Magalie Georges, Secretary General of the Konfederasyon Nasyonal Anseyan Dayiti (CNEH), makes the same observation: “School principals are victims of blackmail. The economic situation deprives educational personnel of the necessary resources that can cover the costs of schooling and transport for their children. Teachers become poorer; those in the private education sector are deprived of their salary when schools are closed."
Trade unions are prevented from functioning
The current political and security situation strongly affects the free exercise of essential trade union rights. Roadblocks set up by armed gangs make travel around the country extremely dangerous and difficult. Union officials are no longer able to travel to the provinces to collect membership dues. In addition, union leaders continue to be the target of punitive measures, including arbitrary transfers, preventing them from carrying out their legitimate activities.
In August 2020, the Minister of National Education and Vocational Training Agénor Cadet arbitrarily transferred two union officials who are EI affiliates, Magalie Georges and Georges Wilbert Franck. Despite the massive mobilisation of Haitian teachers, on strike throughout the month of September 2020, and the actions taken by EI and its affiliates, the minister never reversed his decision. “Even today the Minister of National Education continues to violate the rights of trade unionists by transferring them to very remote areas. With these new waves of repression, the bridges are completely cut between the Ministry and all unions", comments Georges Wilbert Franck, Coordinator of the Union Nationale des Normaliens/Normaliennes et Educateurs/Educatrices d’Haïti (UNNOEH).
Trade unions mobilise for democracy
Without being able to dialogue with the Minister of Education, EI affiliates had to reconsider their strategy. Education unions have joined forces with civil society and human rights organisations to demand respect for democratic values and the rights and freedoms of the Haitian people.
"Faced with such barbarism which currently reigns in Haiti, the trade union sector had no other choice but to engage in resistance in an attempt to reconquer the democratic spaces essential to the exercise of fundamental freedoms", explains Georges Wilbert Franck.
Several large-scale strikes and demonstrations have been organised since the start of the year, but continued mobilisation is made difficult by the security situation. In addition, EI affiliates and civil society organisations believe that mobilisation and actions at the national level will not be enough to end the attacks on democracy. They are calling for a much stronger reaction from the international community, in particular from members of the Core Group, to condemn Jovenel Moïse's retention in power and dictatorial abuses.

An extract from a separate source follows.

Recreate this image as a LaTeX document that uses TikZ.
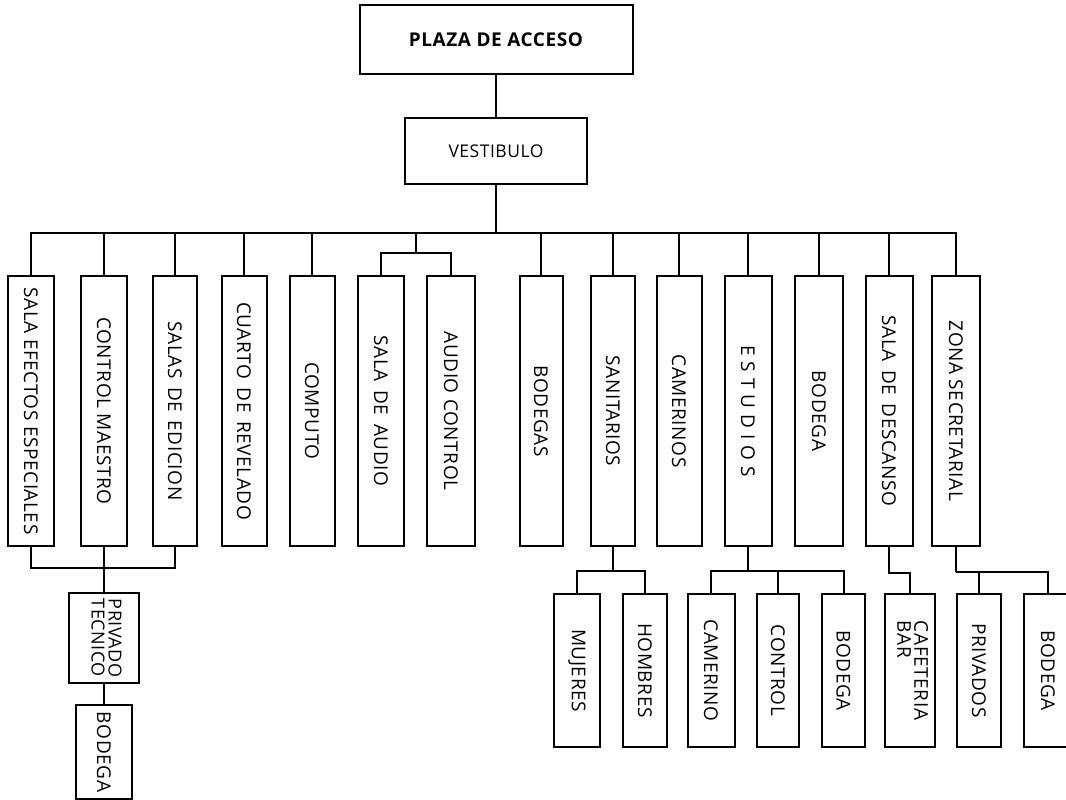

Call for solidarity from EI
Education International is launching a campaign today to strengthen support for its Haitian affiliates in their struggle for democracy, the right to education and freedom of association in Haiti. EI will mobilise on several fronts with all of its affiliates around the world, in particular by strengthening its action with United Nations bodies, stepping up the pressure on the Haitian authorities and the countries of the Core Group, as well as development cooperation actions in support of its members.
* The Core Group is made up of representatives of the most influential diplomats in Haiti: the Ambassadors of Germany, Brazil, Canada, Spain, the United States of America, France, European Union, the Special Representative of the Organization of American States and the Special Representative of the Secretary General of the United Nations.